(Stored items)
****************************************

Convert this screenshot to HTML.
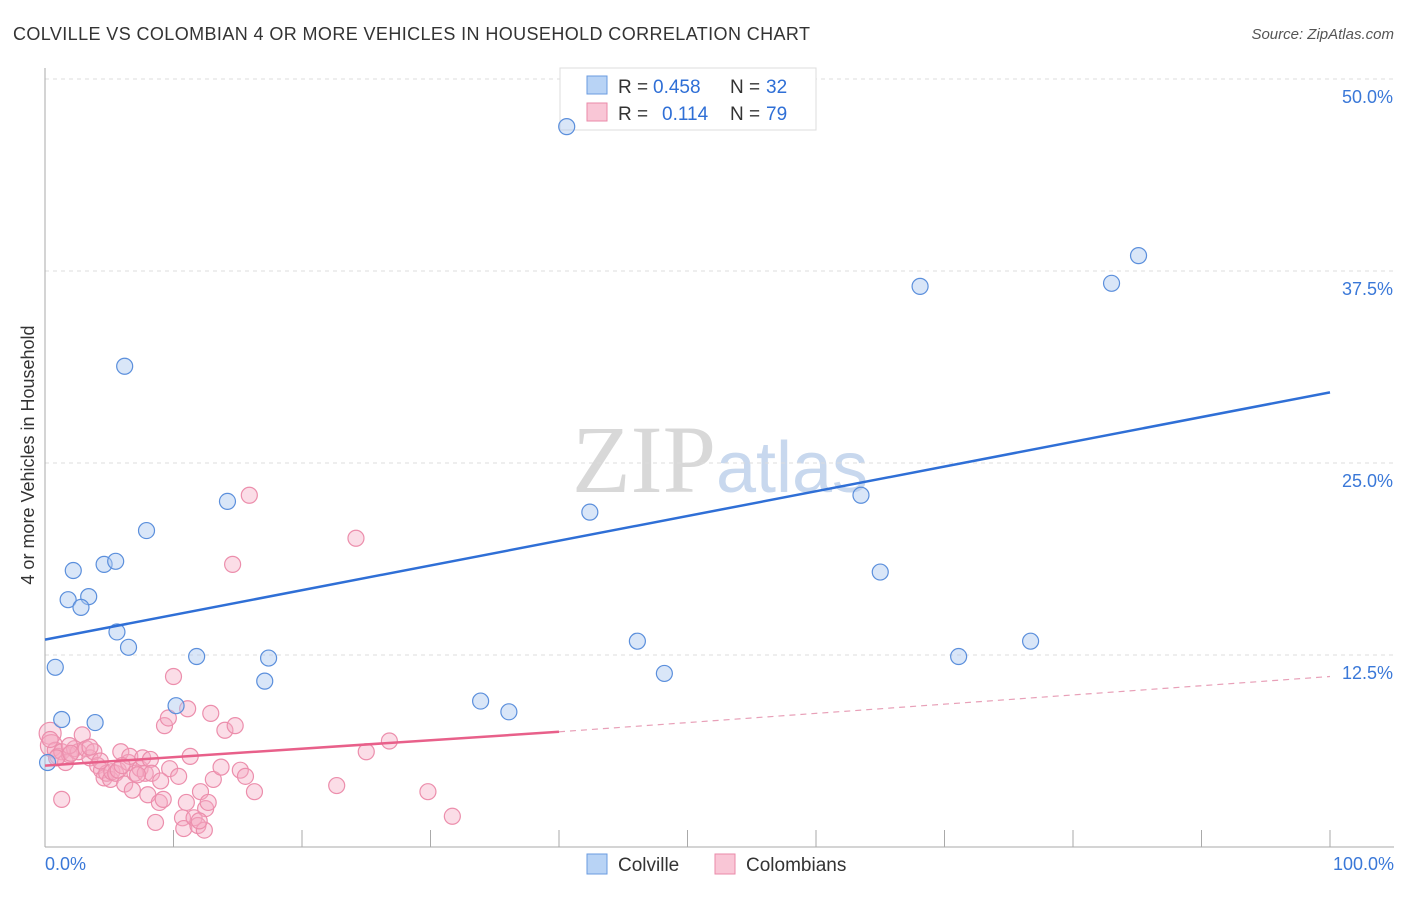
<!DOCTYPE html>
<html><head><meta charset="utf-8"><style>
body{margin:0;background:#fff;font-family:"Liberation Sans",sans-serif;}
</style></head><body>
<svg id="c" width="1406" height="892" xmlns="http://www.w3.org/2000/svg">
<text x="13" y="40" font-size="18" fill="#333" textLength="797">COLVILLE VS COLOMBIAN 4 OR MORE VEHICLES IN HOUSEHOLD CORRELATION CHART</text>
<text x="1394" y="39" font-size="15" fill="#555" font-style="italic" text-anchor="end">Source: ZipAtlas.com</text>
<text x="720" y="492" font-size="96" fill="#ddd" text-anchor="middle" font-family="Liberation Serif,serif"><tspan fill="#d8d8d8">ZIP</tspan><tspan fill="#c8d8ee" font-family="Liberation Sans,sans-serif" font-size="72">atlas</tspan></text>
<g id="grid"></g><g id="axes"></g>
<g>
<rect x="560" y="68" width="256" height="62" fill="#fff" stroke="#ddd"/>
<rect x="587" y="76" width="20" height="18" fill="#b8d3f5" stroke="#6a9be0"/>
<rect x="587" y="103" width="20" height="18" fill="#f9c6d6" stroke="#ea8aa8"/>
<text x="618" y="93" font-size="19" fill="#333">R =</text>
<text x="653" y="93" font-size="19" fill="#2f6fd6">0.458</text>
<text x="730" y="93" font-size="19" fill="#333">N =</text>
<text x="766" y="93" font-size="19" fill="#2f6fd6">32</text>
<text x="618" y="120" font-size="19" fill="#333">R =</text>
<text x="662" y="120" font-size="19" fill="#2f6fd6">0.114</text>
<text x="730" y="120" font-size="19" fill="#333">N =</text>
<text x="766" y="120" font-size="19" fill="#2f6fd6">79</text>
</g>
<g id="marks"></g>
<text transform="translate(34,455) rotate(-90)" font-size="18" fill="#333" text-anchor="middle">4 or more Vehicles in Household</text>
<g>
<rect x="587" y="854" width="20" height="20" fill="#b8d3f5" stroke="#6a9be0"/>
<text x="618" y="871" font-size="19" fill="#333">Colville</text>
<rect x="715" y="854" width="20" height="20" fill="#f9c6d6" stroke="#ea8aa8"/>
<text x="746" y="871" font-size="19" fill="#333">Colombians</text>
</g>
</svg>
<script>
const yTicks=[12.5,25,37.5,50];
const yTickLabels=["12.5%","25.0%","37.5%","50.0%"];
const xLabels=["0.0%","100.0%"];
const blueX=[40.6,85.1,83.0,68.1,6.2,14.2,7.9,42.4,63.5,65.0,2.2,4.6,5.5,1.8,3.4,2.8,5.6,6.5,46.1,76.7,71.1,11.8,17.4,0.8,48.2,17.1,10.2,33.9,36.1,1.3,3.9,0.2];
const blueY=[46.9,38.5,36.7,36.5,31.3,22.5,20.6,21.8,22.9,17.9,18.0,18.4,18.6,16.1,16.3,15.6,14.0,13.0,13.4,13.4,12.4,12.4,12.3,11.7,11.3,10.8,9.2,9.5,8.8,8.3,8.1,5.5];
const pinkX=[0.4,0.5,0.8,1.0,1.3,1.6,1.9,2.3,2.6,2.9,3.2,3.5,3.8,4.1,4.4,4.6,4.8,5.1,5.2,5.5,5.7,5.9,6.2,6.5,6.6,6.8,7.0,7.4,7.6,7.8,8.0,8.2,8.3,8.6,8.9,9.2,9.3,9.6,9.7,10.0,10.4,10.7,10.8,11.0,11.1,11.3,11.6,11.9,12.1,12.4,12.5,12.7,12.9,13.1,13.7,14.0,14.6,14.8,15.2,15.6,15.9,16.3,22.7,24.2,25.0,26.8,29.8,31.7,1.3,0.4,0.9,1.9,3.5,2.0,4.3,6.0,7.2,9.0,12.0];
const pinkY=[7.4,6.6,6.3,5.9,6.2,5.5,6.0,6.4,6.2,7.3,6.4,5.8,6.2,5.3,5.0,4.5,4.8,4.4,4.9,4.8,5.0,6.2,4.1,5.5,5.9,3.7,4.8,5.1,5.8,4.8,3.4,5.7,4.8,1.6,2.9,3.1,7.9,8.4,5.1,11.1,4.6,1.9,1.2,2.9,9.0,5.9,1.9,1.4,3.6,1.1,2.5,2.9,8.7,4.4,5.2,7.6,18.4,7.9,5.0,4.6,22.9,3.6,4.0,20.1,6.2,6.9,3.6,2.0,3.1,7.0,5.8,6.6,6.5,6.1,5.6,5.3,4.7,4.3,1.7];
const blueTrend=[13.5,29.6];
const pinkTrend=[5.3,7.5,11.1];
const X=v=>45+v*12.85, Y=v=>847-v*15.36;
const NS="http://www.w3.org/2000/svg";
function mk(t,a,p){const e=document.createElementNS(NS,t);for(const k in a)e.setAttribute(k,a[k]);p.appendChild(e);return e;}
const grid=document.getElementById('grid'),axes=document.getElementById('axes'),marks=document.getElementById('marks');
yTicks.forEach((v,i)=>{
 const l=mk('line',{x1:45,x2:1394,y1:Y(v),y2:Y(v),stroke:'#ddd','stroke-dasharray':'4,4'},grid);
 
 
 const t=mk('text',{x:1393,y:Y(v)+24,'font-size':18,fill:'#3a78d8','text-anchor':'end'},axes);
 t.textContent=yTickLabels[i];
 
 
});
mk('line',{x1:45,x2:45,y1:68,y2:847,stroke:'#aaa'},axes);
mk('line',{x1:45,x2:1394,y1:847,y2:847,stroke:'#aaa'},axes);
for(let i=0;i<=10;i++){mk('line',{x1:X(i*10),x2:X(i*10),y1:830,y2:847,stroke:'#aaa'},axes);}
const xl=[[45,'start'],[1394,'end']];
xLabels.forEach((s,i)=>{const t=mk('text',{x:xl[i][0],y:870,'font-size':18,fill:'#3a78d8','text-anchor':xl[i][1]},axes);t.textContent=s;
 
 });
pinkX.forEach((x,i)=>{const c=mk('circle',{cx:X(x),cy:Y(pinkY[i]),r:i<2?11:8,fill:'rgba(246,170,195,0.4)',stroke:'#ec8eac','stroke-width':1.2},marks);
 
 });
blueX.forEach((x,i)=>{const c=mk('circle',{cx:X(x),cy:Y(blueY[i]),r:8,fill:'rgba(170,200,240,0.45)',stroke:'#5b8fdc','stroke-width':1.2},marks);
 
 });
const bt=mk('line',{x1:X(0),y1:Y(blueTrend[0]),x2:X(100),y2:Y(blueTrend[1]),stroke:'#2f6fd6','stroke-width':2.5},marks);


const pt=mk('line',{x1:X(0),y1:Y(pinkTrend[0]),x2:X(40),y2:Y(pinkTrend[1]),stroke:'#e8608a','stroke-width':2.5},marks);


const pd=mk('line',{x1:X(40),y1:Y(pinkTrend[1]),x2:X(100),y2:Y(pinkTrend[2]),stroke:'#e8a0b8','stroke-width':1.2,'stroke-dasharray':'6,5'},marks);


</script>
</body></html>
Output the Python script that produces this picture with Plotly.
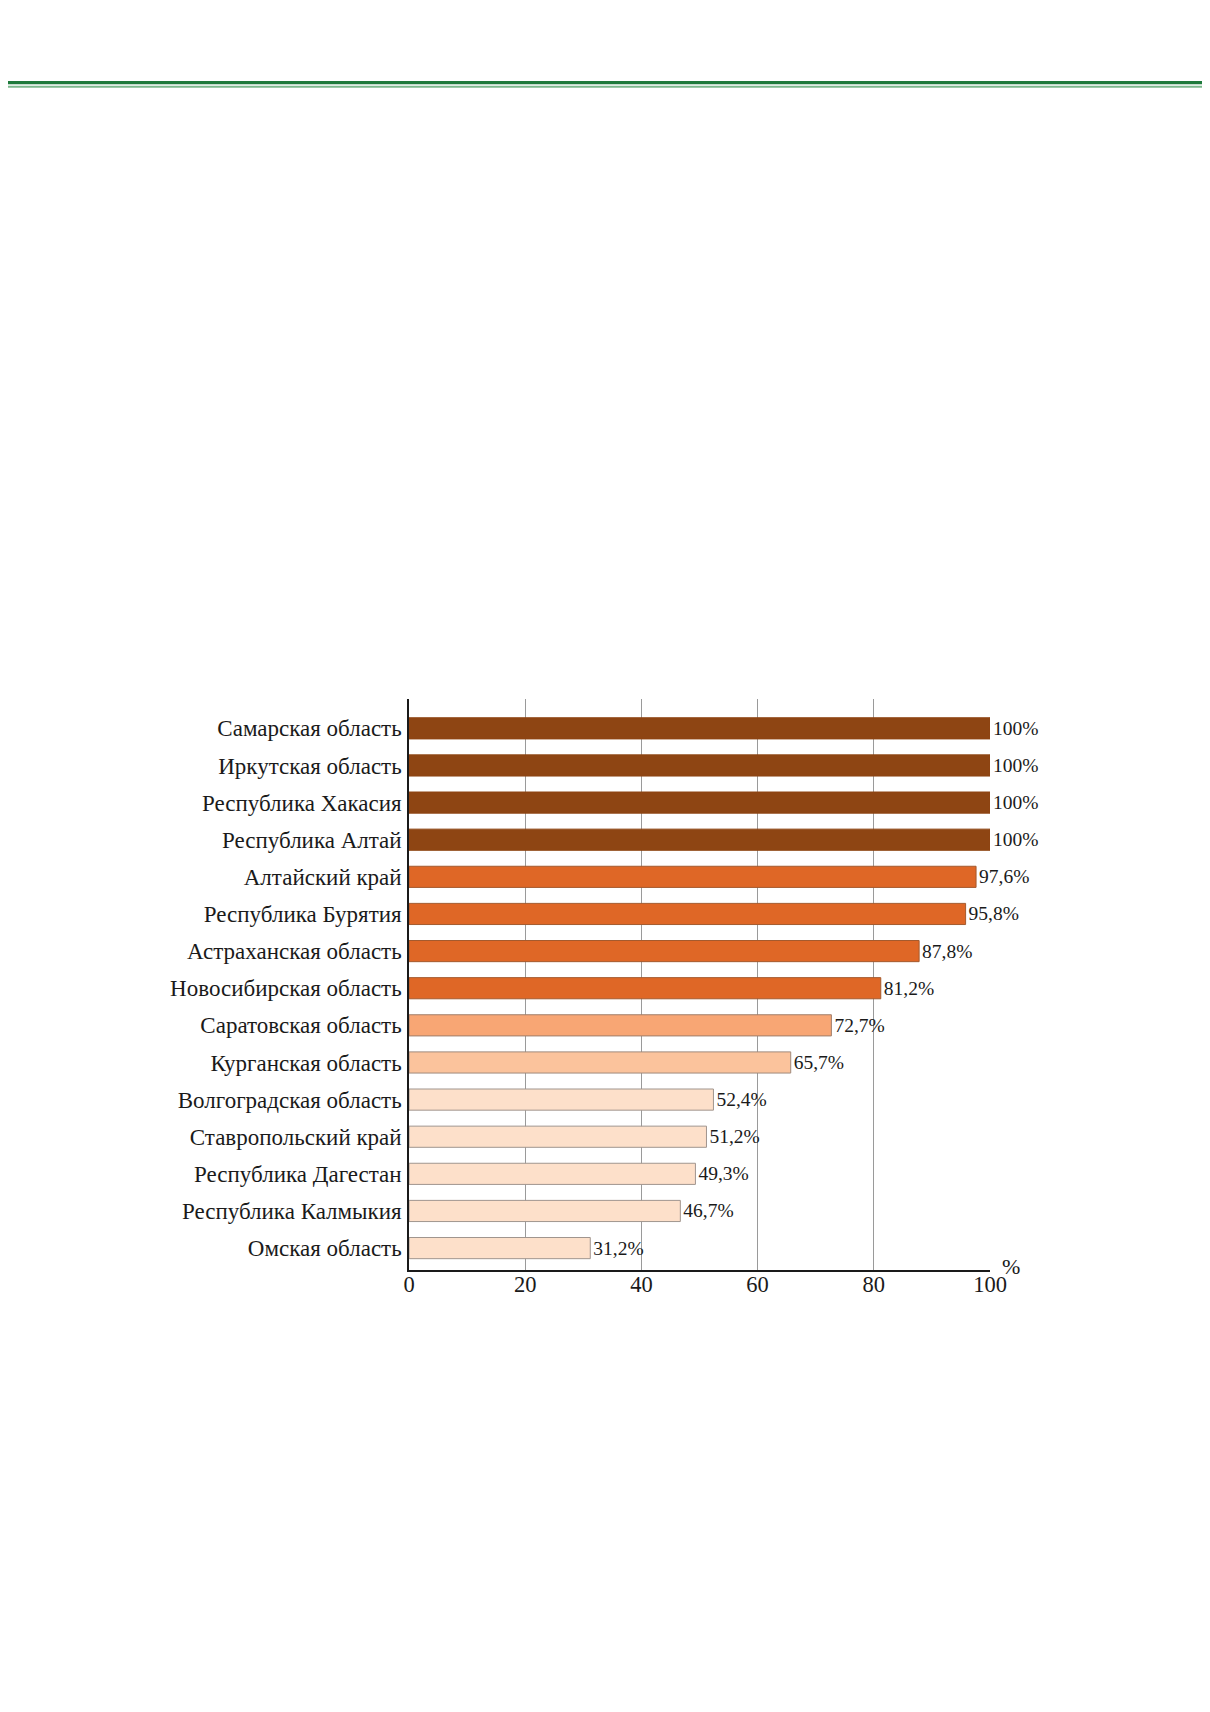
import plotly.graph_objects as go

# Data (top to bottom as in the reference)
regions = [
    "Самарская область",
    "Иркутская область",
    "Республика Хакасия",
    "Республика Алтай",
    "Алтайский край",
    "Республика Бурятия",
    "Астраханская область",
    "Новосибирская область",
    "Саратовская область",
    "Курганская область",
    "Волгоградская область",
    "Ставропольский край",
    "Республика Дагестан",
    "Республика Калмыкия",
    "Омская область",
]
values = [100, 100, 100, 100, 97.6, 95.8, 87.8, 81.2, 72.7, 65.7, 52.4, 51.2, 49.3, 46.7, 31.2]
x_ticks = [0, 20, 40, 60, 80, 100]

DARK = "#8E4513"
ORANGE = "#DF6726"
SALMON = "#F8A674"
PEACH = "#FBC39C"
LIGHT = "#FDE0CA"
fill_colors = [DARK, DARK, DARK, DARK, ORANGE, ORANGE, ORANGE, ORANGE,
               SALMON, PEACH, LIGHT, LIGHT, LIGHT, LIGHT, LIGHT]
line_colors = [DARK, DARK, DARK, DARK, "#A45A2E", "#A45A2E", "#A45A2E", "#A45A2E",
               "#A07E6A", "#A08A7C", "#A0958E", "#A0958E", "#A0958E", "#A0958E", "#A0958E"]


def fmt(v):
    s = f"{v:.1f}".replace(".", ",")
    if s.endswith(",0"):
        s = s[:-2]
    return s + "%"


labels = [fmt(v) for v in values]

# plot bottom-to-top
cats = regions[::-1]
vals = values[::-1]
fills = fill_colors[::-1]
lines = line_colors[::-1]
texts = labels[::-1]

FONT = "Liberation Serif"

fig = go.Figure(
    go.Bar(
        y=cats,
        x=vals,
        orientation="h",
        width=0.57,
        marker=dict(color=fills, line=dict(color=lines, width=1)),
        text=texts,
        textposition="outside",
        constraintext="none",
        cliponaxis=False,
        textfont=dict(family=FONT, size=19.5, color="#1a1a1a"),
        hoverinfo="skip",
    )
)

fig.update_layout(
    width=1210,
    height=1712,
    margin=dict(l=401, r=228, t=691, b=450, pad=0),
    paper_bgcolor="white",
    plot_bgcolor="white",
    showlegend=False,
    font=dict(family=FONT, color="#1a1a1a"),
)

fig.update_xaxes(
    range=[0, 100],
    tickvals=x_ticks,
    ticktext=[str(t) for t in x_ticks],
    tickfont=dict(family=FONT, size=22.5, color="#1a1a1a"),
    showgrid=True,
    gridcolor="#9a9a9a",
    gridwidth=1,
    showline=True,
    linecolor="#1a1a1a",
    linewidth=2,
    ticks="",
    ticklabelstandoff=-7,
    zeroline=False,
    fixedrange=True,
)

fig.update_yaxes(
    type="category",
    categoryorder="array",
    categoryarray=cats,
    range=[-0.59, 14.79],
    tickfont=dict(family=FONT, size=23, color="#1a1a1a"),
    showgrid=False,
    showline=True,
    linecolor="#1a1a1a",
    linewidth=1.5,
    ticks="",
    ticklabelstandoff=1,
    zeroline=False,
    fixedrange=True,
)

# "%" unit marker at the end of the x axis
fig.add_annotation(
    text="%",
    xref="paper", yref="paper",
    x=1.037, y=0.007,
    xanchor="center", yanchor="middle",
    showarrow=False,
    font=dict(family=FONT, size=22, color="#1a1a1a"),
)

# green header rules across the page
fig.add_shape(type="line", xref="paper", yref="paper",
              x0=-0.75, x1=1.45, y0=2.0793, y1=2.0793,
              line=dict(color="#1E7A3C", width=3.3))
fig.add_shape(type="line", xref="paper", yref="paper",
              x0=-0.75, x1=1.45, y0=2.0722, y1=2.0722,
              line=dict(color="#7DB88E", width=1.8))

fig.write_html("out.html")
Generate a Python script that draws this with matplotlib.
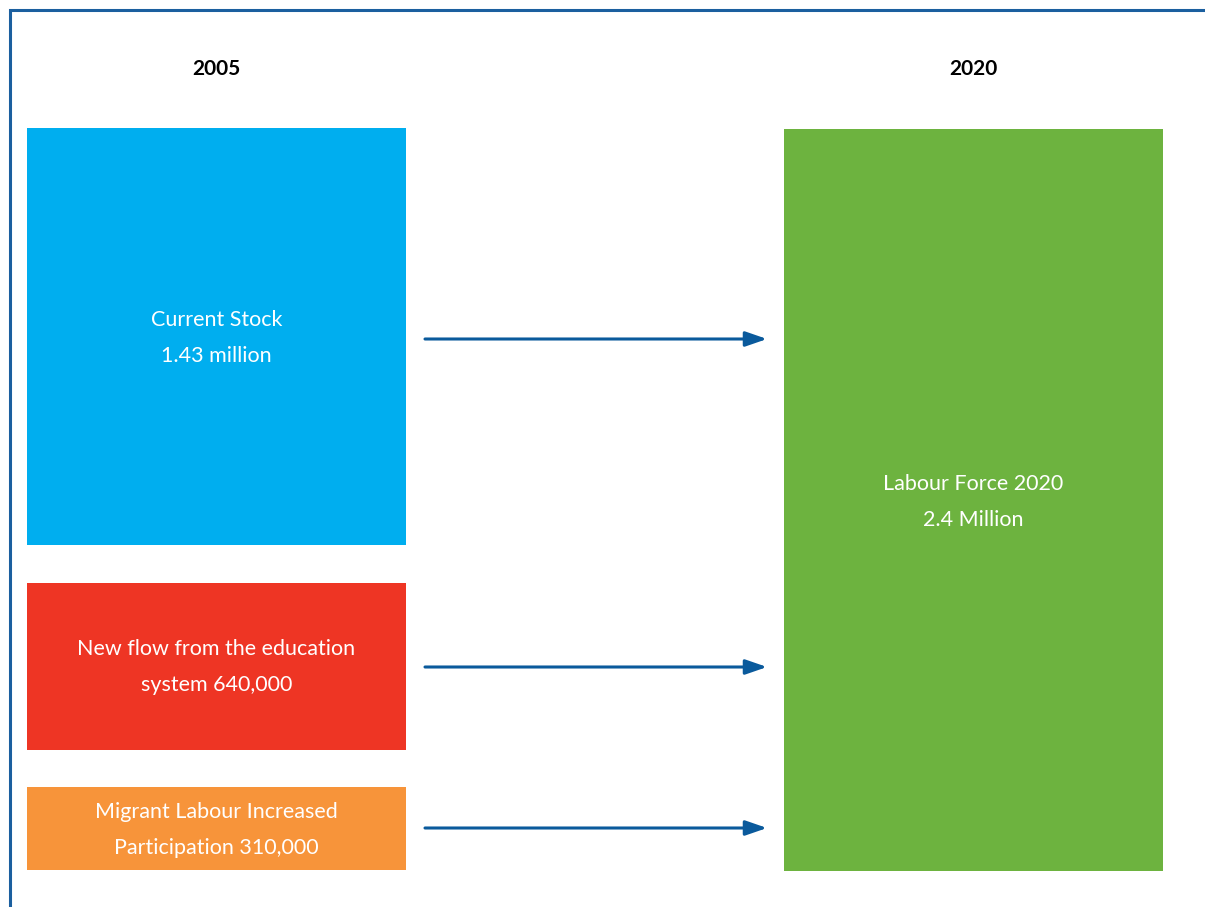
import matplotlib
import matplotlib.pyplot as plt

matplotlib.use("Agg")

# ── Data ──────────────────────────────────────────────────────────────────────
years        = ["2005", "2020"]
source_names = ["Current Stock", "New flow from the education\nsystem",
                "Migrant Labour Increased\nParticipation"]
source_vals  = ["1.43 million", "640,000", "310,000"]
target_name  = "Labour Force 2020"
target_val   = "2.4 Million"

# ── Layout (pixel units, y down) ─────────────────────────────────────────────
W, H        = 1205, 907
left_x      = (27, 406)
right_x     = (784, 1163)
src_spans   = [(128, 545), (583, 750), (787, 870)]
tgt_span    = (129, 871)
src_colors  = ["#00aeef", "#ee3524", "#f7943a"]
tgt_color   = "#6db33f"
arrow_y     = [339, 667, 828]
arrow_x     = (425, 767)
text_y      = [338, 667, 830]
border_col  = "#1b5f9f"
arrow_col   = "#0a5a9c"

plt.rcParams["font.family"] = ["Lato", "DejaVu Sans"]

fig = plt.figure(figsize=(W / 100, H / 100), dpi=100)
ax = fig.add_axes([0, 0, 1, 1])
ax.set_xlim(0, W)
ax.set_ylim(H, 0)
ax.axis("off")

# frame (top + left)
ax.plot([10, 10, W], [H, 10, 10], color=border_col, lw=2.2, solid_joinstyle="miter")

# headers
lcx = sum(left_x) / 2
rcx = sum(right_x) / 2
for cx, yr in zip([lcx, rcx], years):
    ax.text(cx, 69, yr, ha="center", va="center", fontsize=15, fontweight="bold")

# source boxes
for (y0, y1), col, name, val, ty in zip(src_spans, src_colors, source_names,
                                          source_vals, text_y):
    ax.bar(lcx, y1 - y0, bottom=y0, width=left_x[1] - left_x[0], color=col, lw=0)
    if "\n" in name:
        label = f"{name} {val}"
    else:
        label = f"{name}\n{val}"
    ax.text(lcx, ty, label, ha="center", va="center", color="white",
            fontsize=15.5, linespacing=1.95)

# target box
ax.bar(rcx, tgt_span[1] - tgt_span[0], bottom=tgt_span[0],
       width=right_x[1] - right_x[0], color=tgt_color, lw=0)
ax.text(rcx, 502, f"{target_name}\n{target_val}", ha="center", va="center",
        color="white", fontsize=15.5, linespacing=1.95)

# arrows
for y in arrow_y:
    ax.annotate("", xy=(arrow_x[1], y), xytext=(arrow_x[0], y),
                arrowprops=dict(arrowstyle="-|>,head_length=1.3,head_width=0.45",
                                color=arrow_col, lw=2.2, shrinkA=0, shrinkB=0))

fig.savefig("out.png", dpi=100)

****************************************

- [BRIEF]: Copy every single line of the material above that holds "Python".

- [SOLUTION]:
Output the Python script that produces this picture with Plotly.
Generate a Python script that draws this with matplotlib.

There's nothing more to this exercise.